Do this: Set down each line of the data below exactly as it stands, dropping the pictures.

Collected material:
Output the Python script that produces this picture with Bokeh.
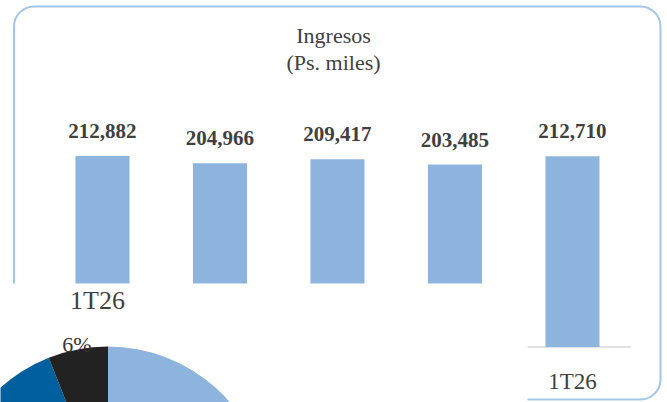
import math

from bokeh.core.properties import value
from bokeh.embed import file_html
from bokeh.models import BoxAnnotation, Range1d
from bokeh.plotting import figure
from bokeh.resources import INLINE

# Quarterly revenue, thousands of pesos
quarters = ["1T25", "2T25", "3T25", "4T25", "1T26"]
revenue = [212882, 204966, 209417, 203485, 212710]
chart_title = ["Ingresos", "(Ps. miles)"]

# Revenue mix of the latest quarter (pie)
mix_title = "1T26"
mix_share = [70, 24, 6]
mix_colors = ["#8DB4DD", "#00609E", "#222222"]

W, H = 667, 402
SERIF = value("Liberation Serif")
TEXT_COLOR = "#404040"
BAR_COLOR = "#8DB4DD"

p = figure(
    width=W, height=H,
    output_backend="svg", toolbar_location=None,
    x_range=Range1d(-0.868, 4.809),
    y_range=Range1d(-62000, 386500),
    x_axis_type=None, y_axis_type=None,
    min_border=0,
)
p.grid.visible = False
p.outline_line_color = None
p.background_fill_color = "white"
p.border_fill_color = "white"

# pixel-like ranges (origin bottom-left) for the framing and the pie
p.extra_x_ranges = {"px": Range1d(0, W)}
p.extra_y_ranges = {"px": Range1d(0, H)}
PX = dict(x_range_name="px", y_range_name="px")

# rounded chart border
p.add_layout(BoxAnnotation(
    left=13.5, right=660, top=H - 6, bottom=H - 399,
    fill_color=None, line_color="#A3C5EA", line_alpha=1.0, line_width=2,
    border_radius=20, level="underlay", **PX,
))

idx = list(range(len(quarters)))

# category axis line
p.segment(x0=[-0.5], x1=[len(quarters) - 0.5], y0=[0], y1=[0],
          line_color="#D9D9D9", line_width=1.5)

# bars
p.vbar(x=idx, top=revenue, bottom=0, width=0.46,
       fill_color=BAR_COLOR, line_color=None)

# value labels
p.text(x=idx, y=revenue, text=[f"{v:,}" for v in revenue],
       text_font=SERIF, text_font_style="bold", text_font_size="21px",
       text_color=TEXT_COLOR, text_align="center",
       text_baseline="middle", y_offset=-25)

# category labels
p.text(x=idx, y=[0] * len(idx), text=quarters,
       text_font=SERIF, text_font_size="23px", text_color=TEXT_COLOR,
       text_align="center", text_baseline="middle", y_offset=35)

# chart title
p.text(x=[333, 333], y=[H - 35, H - 62], text=chart_title,
       text_font=SERIF, text_font_size="22px", text_color=TEXT_COLOR,
       text_align="center", text_baseline="middle", **PX)

# panel of the pie chart laid over the lower-left corner
p.quad(left=[0], right=[527], bottom=[0], top=[H - 283],
       fill_color="white", line_color=None, **PX)

p.text(x=[97], y=[H - 300], text=[mix_title],
       text_font=SERIF, text_font_size="26px", text_color=TEXT_COLOR,
       text_align="center", text_baseline="middle", **PX)

# pie: clockwise from 12 o'clock
cx, cy, r = 107.5, H - 507, 161
starts, ends = [], []
lab_x, lab_y, lab_t = [], [], []
cum = 0.0
for s in mix_share:
    a0 = math.pi / 2 - 2 * math.pi * cum / 100
    a1 = math.pi / 2 - 2 * math.pi * (cum + s) / 100
    starts.append(a0)
    ends.append(a1)
    mid = (a0 + a1) / 2
    tx = cx + (r + 5) * math.cos(mid)
    ty = cy + (r + 5) * math.sin(mid)
    # only slices whose label lands inside the drawing area get one
    if 15 <= tx <= W - 15 and 10 <= ty <= H - 10:
        lab_x.append(tx)
        lab_y.append(ty)
        lab_t.append(f"{s}%")
    cum += s

p.wedge(x=cx, y=cy, radius=r, start_angle=starts, end_angle=ends,
        direction="clock", fill_color=mix_colors, line_color=None, **PX)

p.text(x=lab_x, y=lab_y, text=lab_t,
       text_font=SERIF, text_font_size="22px", text_color="#333333",
       text_align="center", text_baseline="middle", **PX)

open("out.html", "w").write(file_html(p, INLINE))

Task response:
Output the Python script that produces this picture with Bokeh.
import math

from bokeh.core.properties import value
from bokeh.embed import file_html
from bokeh.models import BoxAnnotation, Range1d
from bokeh.plotting import figure
from bokeh.resources import INLINE

# Quarterly revenue, thousands of pesos
quarters = ["1T25", "2T25", "3T25", "4T25", "1T26"]
revenue = [212882, 204966, 209417, 203485, 212710]
chart_title = ["Ingresos", "(Ps. miles)"]

# Revenue mix of the latest quarter (pie)
mix_title = "1T26"
mix_share = [70, 24, 6]
mix_colors = ["#8DB4DD", "#00609E", "#222222"]

W, H = 667, 402
SERIF = value("Liberation Serif")
TEXT_COLOR = "#404040"
BAR_COLOR = "#8DB4DD"

p = figure(
    width=W, height=H,
    output_backend="svg", toolbar_location=None,
    x_range=Range1d(-0.868, 4.809),
    y_range=Range1d(-62000, 386500),
    x_axis_type=None, y_axis_type=None,
    min_border=0,
)
p.grid.visible = False
p.outline_line_color = None
p.background_fill_color = "white"
p.border_fill_color = "white"

# pixel-like ranges (origin bottom-left) for the framing and the pie
p.extra_x_ranges = {"px": Range1d(0, W)}
p.extra_y_ranges = {"px": Range1d(0, H)}
PX = dict(x_range_name="px", y_range_name="px")

# rounded chart border
p.add_layout(BoxAnnotation(
    left=13.5, right=660, top=H - 6, bottom=H - 399,
    fill_color=None, line_color="#A3C5EA", line_alpha=1.0, line_width=2,
    border_radius=20, level="underlay", **PX,
))

idx = list(range(len(quarters)))

# category axis line
p.segment(x0=[-0.5], x1=[len(quarters) - 0.5], y0=[0], y1=[0],
          line_color="#D9D9D9", line_width=1.5)

# bars
p.vbar(x=idx, top=revenue, bottom=0, width=0.46,
       fill_color=BAR_COLOR, line_color=None)

# value labels
p.text(x=idx, y=revenue, text=[f"{v:,}" for v in revenue],
       text_font=SERIF, text_font_style="bold", text_font_size="21px",
       text_color=TEXT_COLOR, text_align="center",
       text_baseline="middle", y_offset=-25)

# category labels
p.text(x=idx, y=[0] * len(idx), text=quarters,
       text_font=SERIF, text_font_size="23px", text_color=TEXT_COLOR,
       text_align="center", text_baseline="middle", y_offset=35)

# chart title
p.text(x=[333, 333], y=[H - 35, H - 62], text=chart_title,
       text_font=SERIF, text_font_size="22px", text_color=TEXT_COLOR,
       text_align="center", text_baseline="middle", **PX)

# panel of the pie chart laid over the lower-left corner
p.quad(left=[0], right=[527], bottom=[0], top=[H - 283],
       fill_color="white", line_color=None, **PX)

p.text(x=[97], y=[H - 300], text=[mix_title],
       text_font=SERIF, text_font_size="26px", text_color=TEXT_COLOR,
       text_align="center", text_baseline="middle", **PX)

# pie: clockwise from 12 o'clock
cx, cy, r = 107.5, H - 507, 161
starts, ends = [], []
lab_x, lab_y, lab_t = [], [], []
cum = 0.0
for s in mix_share:
    a0 = math.pi / 2 - 2 * math.pi * cum / 100
    a1 = math.pi / 2 - 2 * math.pi * (cum + s) / 100
    starts.append(a0)
    ends.append(a1)
    mid = (a0 + a1) / 2
    tx = cx + (r + 5) * math.cos(mid)
    ty = cy + (r + 5) * math.sin(mid)
    # only slices whose label lands inside the drawing area get one
    if 15 <= tx <= W - 15 and 10 <= ty <= H - 10:
        lab_x.append(tx)
        lab_y.append(ty)
        lab_t.append(f"{s}%")
    cum += s

p.wedge(x=cx, y=cy, radius=r, start_angle=starts, end_angle=ends,
        direction="clock", fill_color=mix_colors, line_color=None, **PX)

p.text(x=lab_x, y=lab_y, text=lab_t,
       text_font=SERIF, text_font_size="22px", text_color="#333333",
       text_align="center", text_baseline="middle", **PX)

open("out.html", "w").write(file_html(p, INLINE))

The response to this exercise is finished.